* **DATA**
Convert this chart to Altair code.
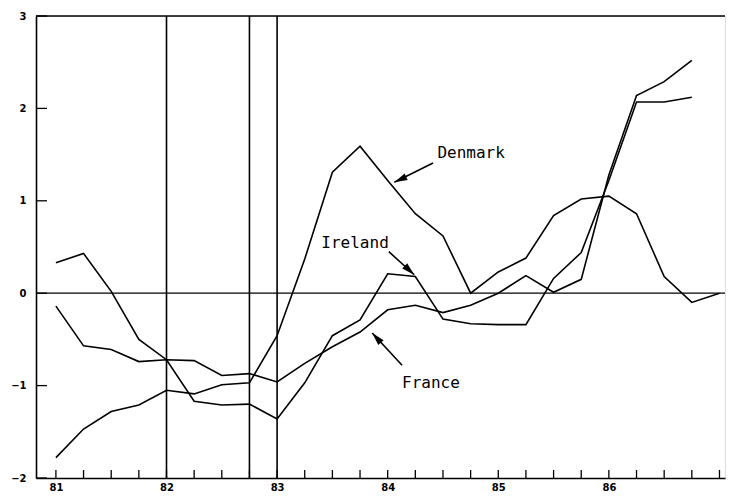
import altair as alt
import pandas as pd

# ---- data ----
quarters = [81.0, 81.25, 81.5, 81.75, 82.0, 82.25, 82.5, 82.75,
            83.0, 83.25, 83.5, 83.75, 84.0, 84.25, 84.5, 84.75,
            85.0, 85.25, 85.5, 85.75, 86.0, 86.25, 86.5, 86.75, 87.0]

denmark = [-1.78, -1.47, -1.28, -1.21, -1.05, -1.09, -0.99, -0.97,
           -0.46, 0.37, 1.31, 1.59, 1.22, 0.86, 0.62, 0.00,
           0.23, 0.38, 0.84, 1.02, 1.05, 0.86, 0.18, -0.10, 0.00]

ireland = [0.33, 0.43, 0.02, -0.50, -0.72, -1.17, -1.21, -1.20,
           -1.36, -0.97, -0.46, -0.29, 0.21, 0.18, -0.28, -0.33,
           -0.34, -0.34, 0.16, 0.44, 1.22, 2.07, 2.07, 2.12]

france = [-0.14, -0.57, -0.61, -0.74, -0.72, -0.73, -0.89, -0.87,
          -0.96, -0.76, -0.58, -0.42, -0.18, -0.13, -0.21, -0.13,
          0.00, 0.19, 0.01, 0.15, 1.28, 2.14, 2.29, 2.52]

x_labels = [81, 82, 83, 84, 85, 86]
y_labels = [-2, -1, 0, 1, 2, 3]
quarter_ticks = [81.0, 81.25, 81.5, 81.75, 82.0, 82.25, 82.5, 82.75,
                 83.0, 83.25, 83.5, 83.75, 84.0, 84.25, 84.5, 84.75,
                 85.0, 85.25, 85.5, 85.75, 86.0, 86.25, 86.5, 86.75, 87.0]
event_lines = [82.0, 82.75, 83.0]

ann_names = ["Denmark", "Ireland", "France"]
ann_text_x = [84.45, 83.40, 84.13]
ann_text_y = [1.52, 0.54, -0.97]
arrow_x0 = [84.41, 84.01, 84.13]
arrow_y0 = [1.41, 0.45, -0.78]
arrow_x1 = [84.06, 84.24, 83.86]
arrow_y1 = [1.20, 0.20, -0.43]
arrow_angle = [245, 133, 318]

# ---- tables ----
rows = []
for name, vals in [("Denmark", denmark), ("Ireland", ireland), ("France", france)]:
    for q, v in zip(quarters, vals):
        rows.append({"quarter": q, "value": v, "country": name})
lines_df = pd.DataFrame(rows)

ann_df = pd.DataFrame({"name": ann_names, "tx": ann_text_x, "ty": ann_text_y,
                       "x0": arrow_x0, "y0": arrow_y0, "x1": arrow_x1,
                       "y1": arrow_y1, "angle": arrow_angle})

W, H = 689, 462
xs = alt.Scale(domain=[80.82, 87.05], nice=False, zero=False)
ys = alt.Scale(domain=[-2, 3], nice=False, zero=False)

x_axis = alt.Axis(values=x_labels, format="d", ticks=False, grid=False,
                  domainColor="black", domainWidth=1.6, title=None,
                  labelFont="DejaVu Sans", labelFontWeight="bold",
                  labelFontSize=10, labelColor="black", labelPadding=4)
y_axis = alt.Axis(values=y_labels, format="d", ticks=False, grid=False,
                  domainColor="black", domainWidth=1.6, title=None,
                  labelFont="DejaVu Sans", labelFontWeight="bold",
                  labelFontSize=10, labelColor="black", labelPadding=10)


def X(field):
    return alt.X(field, scale=xs, axis=x_axis, title=None)


def Y(field):
    return alt.Y(field, scale=ys, axis=y_axis, title=None)


lines = alt.Chart(lines_df).mark_line(color="black", strokeWidth=1.6).encode(
    x=X("quarter:Q"), y=Y("value:Q"), detail="country:N")

top_border = alt.Chart(pd.DataFrame({"v": [3]})).mark_rule(
    color="black", strokeWidth=1.6).encode(y=Y("v:Q"))

zero_line = alt.Chart(pd.DataFrame({"v": [0]})).mark_rule(
    color="black", strokeWidth=1.2).encode(y=Y("v:Q"))

vlines = alt.Chart(pd.DataFrame({"q": event_lines})).mark_rule(
    color="black", strokeWidth=1.6).encode(x=X("q:Q"))

yticks = alt.Chart(pd.DataFrame({"v": y_labels})).mark_rule(
    color="black", strokeWidth=1.3).encode(
    y=Y("v:Q"), x=alt.value(0), x2=alt.value(11))

xticks = alt.Chart(pd.DataFrame({"q": quarter_ticks})).mark_rule(
    color="black", strokeWidth=1.3).encode(
    x=X("q:Q"), y=alt.value(H), y2=alt.value(H - 8))

labels = alt.Chart(ann_df).mark_text(
    align="left", baseline="middle", font="DejaVu Sans Mono", fontSize=16,
    color="black").encode(x=X("tx:Q"), y=Y("ty:Q"), text="name:N")

shafts = alt.Chart(ann_df).mark_rule(color="black", strokeWidth=1.6).encode(
    x=X("x0:Q"), y=Y("y0:Q"), x2="x1:Q", y2="y1:Q")

heads = alt.Chart(ann_df).mark_point(
    shape="M0,0L0.5,1.8L-0.5,1.8Z", filled=True, color="black", opacity=1,
    size=210).encode(
    x=X("x1:Q"), y=Y("y1:Q"), angle=alt.Angle("angle:Q", scale=None))

chart = alt.layer(
    lines, top_border, zero_line, vlines, yticks, xticks, shafts, heads, labels
).properties(
    width=W, height=H,
    autosize=alt.AutoSizeParams(type="none"),
    padding={"left": 28, "top": 8, "right": 2, "bottom": 18},
).configure_view(stroke=None).configure(background="white")

chart.save("out.html", embed_options={"renderer": "svg", "actions": False})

* **TASK TO CARRY OUT**
Without the pictures, output the full listing exactly as it stands.

* **COMPLETE ANSWER**
Convert this chart to Altair code.
import altair as alt
import pandas as pd

# ---- data ----
quarters = [81.0, 81.25, 81.5, 81.75, 82.0, 82.25, 82.5, 82.75,
            83.0, 83.25, 83.5, 83.75, 84.0, 84.25, 84.5, 84.75,
            85.0, 85.25, 85.5, 85.75, 86.0, 86.25, 86.5, 86.75, 87.0]

denmark = [-1.78, -1.47, -1.28, -1.21, -1.05, -1.09, -0.99, -0.97,
           -0.46, 0.37, 1.31, 1.59, 1.22, 0.86, 0.62, 0.00,
           0.23, 0.38, 0.84, 1.02, 1.05, 0.86, 0.18, -0.10, 0.00]

ireland = [0.33, 0.43, 0.02, -0.50, -0.72, -1.17, -1.21, -1.20,
           -1.36, -0.97, -0.46, -0.29, 0.21, 0.18, -0.28, -0.33,
           -0.34, -0.34, 0.16, 0.44, 1.22, 2.07, 2.07, 2.12]

france = [-0.14, -0.57, -0.61, -0.74, -0.72, -0.73, -0.89, -0.87,
          -0.96, -0.76, -0.58, -0.42, -0.18, -0.13, -0.21, -0.13,
          0.00, 0.19, 0.01, 0.15, 1.28, 2.14, 2.29, 2.52]

x_labels = [81, 82, 83, 84, 85, 86]
y_labels = [-2, -1, 0, 1, 2, 3]
quarter_ticks = [81.0, 81.25, 81.5, 81.75, 82.0, 82.25, 82.5, 82.75,
                 83.0, 83.25, 83.5, 83.75, 84.0, 84.25, 84.5, 84.75,
                 85.0, 85.25, 85.5, 85.75, 86.0, 86.25, 86.5, 86.75, 87.0]
event_lines = [82.0, 82.75, 83.0]

ann_names = ["Denmark", "Ireland", "France"]
ann_text_x = [84.45, 83.40, 84.13]
ann_text_y = [1.52, 0.54, -0.97]
arrow_x0 = [84.41, 84.01, 84.13]
arrow_y0 = [1.41, 0.45, -0.78]
arrow_x1 = [84.06, 84.24, 83.86]
arrow_y1 = [1.20, 0.20, -0.43]
arrow_angle = [245, 133, 318]

# ---- tables ----
rows = []
for name, vals in [("Denmark", denmark), ("Ireland", ireland), ("France", france)]:
    for q, v in zip(quarters, vals):
        rows.append({"quarter": q, "value": v, "country": name})
lines_df = pd.DataFrame(rows)

ann_df = pd.DataFrame({"name": ann_names, "tx": ann_text_x, "ty": ann_text_y,
                       "x0": arrow_x0, "y0": arrow_y0, "x1": arrow_x1,
                       "y1": arrow_y1, "angle": arrow_angle})

W, H = 689, 462
xs = alt.Scale(domain=[80.82, 87.05], nice=False, zero=False)
ys = alt.Scale(domain=[-2, 3], nice=False, zero=False)

x_axis = alt.Axis(values=x_labels, format="d", ticks=False, grid=False,
                  domainColor="black", domainWidth=1.6, title=None,
                  labelFont="DejaVu Sans", labelFontWeight="bold",
                  labelFontSize=10, labelColor="black", labelPadding=4)
y_axis = alt.Axis(values=y_labels, format="d", ticks=False, grid=False,
                  domainColor="black", domainWidth=1.6, title=None,
                  labelFont="DejaVu Sans", labelFontWeight="bold",
                  labelFontSize=10, labelColor="black", labelPadding=10)


def X(field):
    return alt.X(field, scale=xs, axis=x_axis, title=None)


def Y(field):
    return alt.Y(field, scale=ys, axis=y_axis, title=None)


lines = alt.Chart(lines_df).mark_line(color="black", strokeWidth=1.6).encode(
    x=X("quarter:Q"), y=Y("value:Q"), detail="country:N")

top_border = alt.Chart(pd.DataFrame({"v": [3]})).mark_rule(
    color="black", strokeWidth=1.6).encode(y=Y("v:Q"))

zero_line = alt.Chart(pd.DataFrame({"v": [0]})).mark_rule(
    color="black", strokeWidth=1.2).encode(y=Y("v:Q"))

vlines = alt.Chart(pd.DataFrame({"q": event_lines})).mark_rule(
    color="black", strokeWidth=1.6).encode(x=X("q:Q"))

yticks = alt.Chart(pd.DataFrame({"v": y_labels})).mark_rule(
    color="black", strokeWidth=1.3).encode(
    y=Y("v:Q"), x=alt.value(0), x2=alt.value(11))

xticks = alt.Chart(pd.DataFrame({"q": quarter_ticks})).mark_rule(
    color="black", strokeWidth=1.3).encode(
    x=X("q:Q"), y=alt.value(H), y2=alt.value(H - 8))

labels = alt.Chart(ann_df).mark_text(
    align="left", baseline="middle", font="DejaVu Sans Mono", fontSize=16,
    color="black").encode(x=X("tx:Q"), y=Y("ty:Q"), text="name:N")

shafts = alt.Chart(ann_df).mark_rule(color="black", strokeWidth=1.6).encode(
    x=X("x0:Q"), y=Y("y0:Q"), x2="x1:Q", y2="y1:Q")

heads = alt.Chart(ann_df).mark_point(
    shape="M0,0L0.5,1.8L-0.5,1.8Z", filled=True, color="black", opacity=1,
    size=210).encode(
    x=X("x1:Q"), y=Y("y1:Q"), angle=alt.Angle("angle:Q", scale=None))

chart = alt.layer(
    lines, top_border, zero_line, vlines, yticks, xticks, shafts, heads, labels
).properties(
    width=W, height=H,
    autosize=alt.AutoSizeParams(type="none"),
    padding={"left": 28, "top": 8, "right": 2, "bottom": 18},
).configure_view(stroke=None).configure(background="white")

chart.save("out.html", embed_options={"renderer": "svg", "actions": False})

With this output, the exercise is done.